El
sudor se deslizaba en forma de gotas diminutas por su frente, pero sus manos
estaban heladas. De entre los escalofríos que en los últimos largos minutos
habían sacudido su cuerpo, uno lo recorrió entero, súbitamente, cuando escuchó
aquellos pasos. Estaba más cerca de lo que creía y a ella parecían empezar a
abandonarle las fuerzas. Corría sin rumbo en la noche más negra.
No
había alternativa: debía seguir. Paró un instante para recobrar el aliento y,
casi sin querer hacerlo, miró hacia atrás. Ni rastro de él. La oscuridad lo
invadía todo. Y el silencio era tan contundente que dañaba los oídos y parecía albergar
los peores presagios. Apenas intuyendo
el sendero, siguió corriendo.
No era la primera vez que se sentía perseguida, pero nunca antes había sido fugitiva. Tal vez había arriesgado demasiado. Todo apuntaba a que ese momento llegaría y, aun así, decidió elegir su camino. Quiso ser libre, pero las dificultades eran mucho mayores de lo que cabía esperar. Eligió la rebeldía y, sin embargo, no sabía ser rebelde. Porque no lo era. Ella solo quería vivir su vida.
Su
padre le había advertido sobre las malas compañías y su madre le insistió una y
mil veces en que no le veía un futuro claro. Pero ella se dejó llevar. Hubo, en
aquellos años, altos y bajos, tiras y aflojas, buenos y malos ratos. Abundó la
emoción y también la tristeza. La diversión se alternó cíclicamente con la
soledad. La adrenalina del riesgo con el desmayo del miedo. Cruzó más de un
límite, entre días de sol y tardes de sombras.
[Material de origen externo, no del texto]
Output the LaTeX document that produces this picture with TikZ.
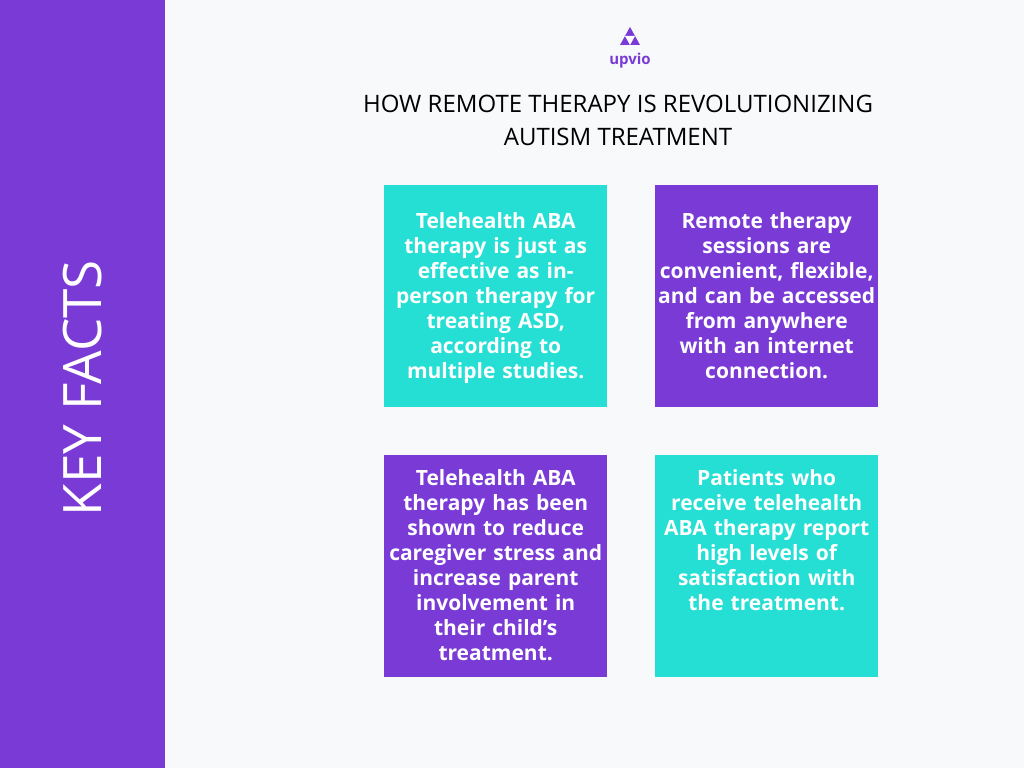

Hasta llegar a aquella noche, la noche más negra. Unas horas antes, había traspasado la línea definitiva. Después vino la búsqueda y la persecución. Los pensamientos se agolpaban acelerados en su mente. Y, entre todos ellos, uno golpeaba más fuerte: libertad. No estaba dispuesta a pagar con la suya los errores de otros. Ni siquiera los propios. Su único crimen había sido estar en el lugar y el momento equivocados. Por eso se fugó.
De
nuevo, ruido de pasos. Instintivamente, giró la cabeza. No habría más de cien
metros entre ella y aquel hombre. Le pareció ver que iba armado. Su corazón
latía tan deprisa que llegó a visualizar la explosión de su pecho. De forma
casi inconsciente, se tiró al suelo y rodó unos metros hacia la izquierda. Dirigió
la vista hacia todos lados antes de levantarse. Y volvió a correr, esta vez
mirando continuamente atrás.
El sonido de aquellos pies pisoteando las hojas secas del parque era cada vez más cercano. En una maniobra improvisada, giró a la derecha. Después dio un salto, inesperado incluso para ella, y salvó el desnivel sorpresivo del terreno, aterrizando de rodillas sobre un charco. Al incorporarse, notó que su tobillo izquierdo se había llevado la peor parte en la caída y tuvo que ahogar un gemido de dolor. Se sentía cada vez más incapaz, pero continuó su carrera.
Su
respiración era ya puro desespero y creyó desfallecer cuando se topó con aquel
muro. Paró en seco y, como tantas otras veces, no sabía a dónde ir. Buscó una
salida a un lado y a otro, sin encontrarla. Se dio la vuelta, abriendo los ojos
todo lo que fue capaz. Un suspiro que no venía a cuento ralentizó sus jadeos y
pudo oír, de nuevo, el silencio imponente. Hasta que las pisadas volvieron a
romperlo.
De entre las sombras, a una distancia demasiado corta, surgió la figura de su perseguidor. Efectivamente, iba armado. Un cañón recortado apuntaba hacia ella. Retrocedió unos pasos hasta que su espalda chocó con la pared de hormigón, mientras aquel hombre y su arma avanzaban hacia ella. Parecía claro que había llegado su fin. Miró al suelo y vio una rama gruesa. Se agachó, deslizando su dorso por el muro, hasta cogerla.
- Deja
eso y ven aquí.
Ella
pareció no escucharle.
-
¡Que vengas te digo! No me obligues a…
Después
de eso solo hubo gritos. Lloros y gritos. Golpes y gritos. Súplicas y gritos.
Una
mujer trajeada entró en la habitación del hospital y se le acercó, sonriendo.
Le aseguró que podía ayudarla y le preguntó si necesitaba algo.
- Mi
libro –dijo ella con la voz entrecortada-. Solo mi libro.
Estaba
ansiosa por retomar la lectura. No podía esperar más. Solo así podría
asegurarse de que, justo en el punto en el que la había dejado, llegaba el
amanecer y, con él, la liberación. Necesitaba volver a sus páginas para
comprobar que aquella noche, la noche más negra, desaparecía.